On the subject of development, what modern chemistry would you recommend? Ideally something with good versatility and forgiving. Like Rodinal, but in the past I used ID11 as well. Priority would be grain control and good even negative development without drama, and medium/high accutance.
ID11 and Rodinal are both great developers. Lately I've been using FX-39, which I like at the moment. There are really no developers that are "good" while others are "bad." Just choose one and use only that for a while, trying different dilutions, development times and agitation patterns to learn what it can do for you.
As for professional labs, this in itself is no guarantee of anything. They are human beings and not perfect.
One thing that this thread has got me thinking, is that if the negs are scanned, then put in a computer and "enhanced" for sharpness, contrast, etc., then printed digitally, why not shoot digital directly? Is it not a bit like doing traditional Japanese archery with telescopic sights linked to GPS plots of archer and target?
Of course, everyone is free to do as they like if it's fun.
 
ID11 and Rodinal are both great developers. Lately I've been using FX-39, which I like at the moment. There are really no developers that are "good" while others are "bad." Just choose one and use only that for a while, trying different dilutions, development times and agitation patterns to learn what it can do for you.

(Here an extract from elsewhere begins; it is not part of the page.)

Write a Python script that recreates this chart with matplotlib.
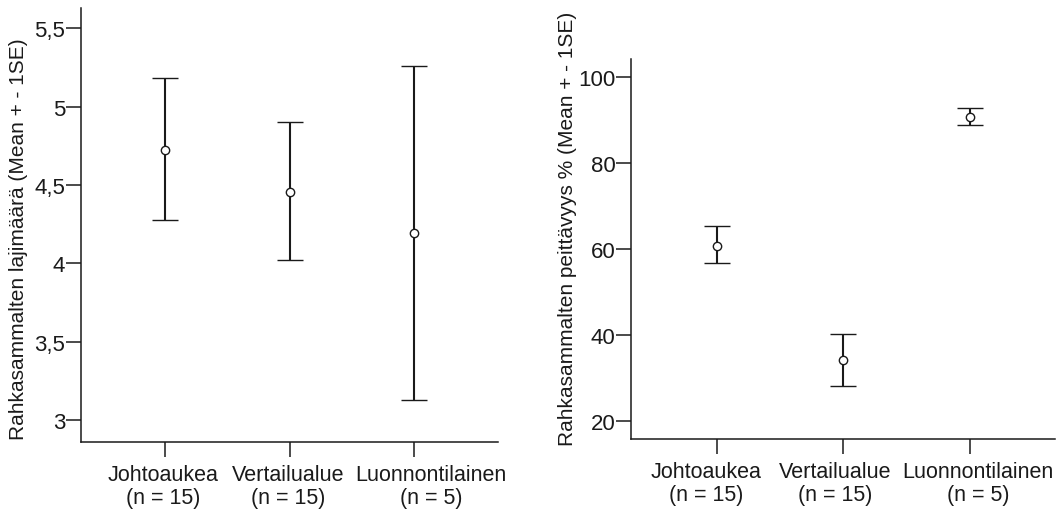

As for professional labs, this in itself is no guarantee of anything. They are human beings and not perfect.
One thing that this thread has got me thinking, is that if the negs are scanned, then put in a computer and "enhanced" for sharpness, contrast, etc., then printed digitally, why not shoot digital directly? Is it not a bit like doing traditional Japanese archery with telescopic sights linked to GPS plots of archer and target?
Of course, everyone is free to do as they like if it's fun.
Digital TLRs don't exist. For digital shooting, I have other options.